TT-DIGI: Welches Alleinstellungsmerkmal hat die App?
Markus Klingenberg: Ein wichtiges Alleinstellungsmerkmal ist die regelmäßige Abfrage eines Feedbacks. Nach jeder Übung werden dem User zwei Fragen gestellt. a) Hat etwas wehgetan? b) Wie war die Intensität der Übung? Es macht keinen Sinn, einen Patienten mit Schmerzen trainieren zu lassen. Ebenso wenig sollte eine Übung zu leicht oder zu schwer sein.
TT-DIGI: Welchen Sinn hat die Abfrage der Intensität?
Markus Klingenberg: Die richtige Intensität einer Belastung entscheidet über den Erfolg des Trainingsprogramms. Deshalb gibt es zu jeder Übung mehrere Progressionen und Regressionen. Basierend auf diesem Feedback entscheidet der Algorithmus nach jedem Training über eine Anpassung des Trainingsprogramms. Gleichzeitig gebe ich dem User die Möglichkeit, Übungen, die er nicht mag, aus dem Programm herauszunehmen. Schmerzfreie Übungen in der richtigen Intensität, die der User gerne ausführt, sind die Grundlage für ein langfristiges und nachhaltiges Training und damit für eine Schmerzlinderung.
TT-DIGI: Wie unterscheiden sich die DiGAs von vielen anderen Gesundheits-Apps?
Markus Klingenberg: In erster Linie richten sich Fitnessund GesundheitsApps an Gesunde. DiGAs werden speziell für gesundheitliche Probleme entwickelt, bedingen einen wissenschaftlichen Wirksamkeitsnachweis und werden ärztlich verordnet.
TT-DIGI: Und welchen Vorteil bringt die DiGA dem Arzt?
Markus Klingenberg: Für den verschreibenden Arzt schafft die App Transparenz: Er erhält einen detaillierten Anwendungsbericht. Er erkennt auf einen Blick den Umfang der App-Nutzung und die erzielten Erfolge.
TT-DIGI: Sie wurden schon oft gefragt, ob die DiGA eine Physiotherapie ersetzen kann ...
Markus Klingenberg: Ja, das wurde ich schon oft gefragt. Physiotherapie ist mehr als Training. Das Training ist nur ein kleines Stück aus dem gesamten Kuchen therapeutischer Maßnahmen.
TT-DIGI: Wie kann eine App den Patienten zur Nutzung motivieren?
Markus Klingenberg: Entscheidend für die Motivation ist ein Rückgang der Beschwerden und ein spielerischer Charakter der Anwendung. Diese Gamification ist ganz ausschlaggebend, um das Bewegungsverhalten eines Patienten langfristig zu verbessern. Es geht in der Bewegungstherapie ganz häufig um Motivation!

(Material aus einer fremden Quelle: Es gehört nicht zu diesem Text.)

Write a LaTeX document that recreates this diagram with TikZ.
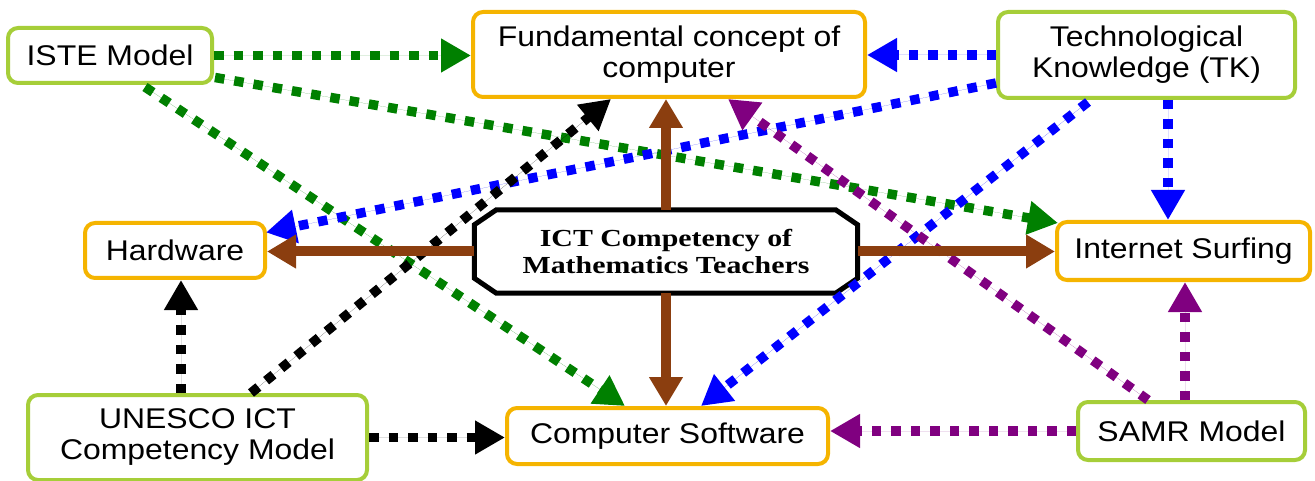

TT-DIGI: Was fasziniert Sie an der digitalen Entwicklung?
Markus Klingenberg: Die Stärken der Algorithmen. Wir konnten, bevor wir die Zulassung beantragt haben, auf knapp 50.000 Nutzerdaten zurückgreifen und diese auswerten. Die Nutzerdaten zeigen, ob man ein Gewinnerprogramm entwickelt hat oder nicht. Der Markt entscheidet. Wenn ich es schaffe, ein Programm zu entwickeln, mit dem der Patient einen schnellstmöglichen Nutzen verspürt, dann wird der Markt das auch entsprechend belohnen.
Das Interview führte Reinhild Karasek.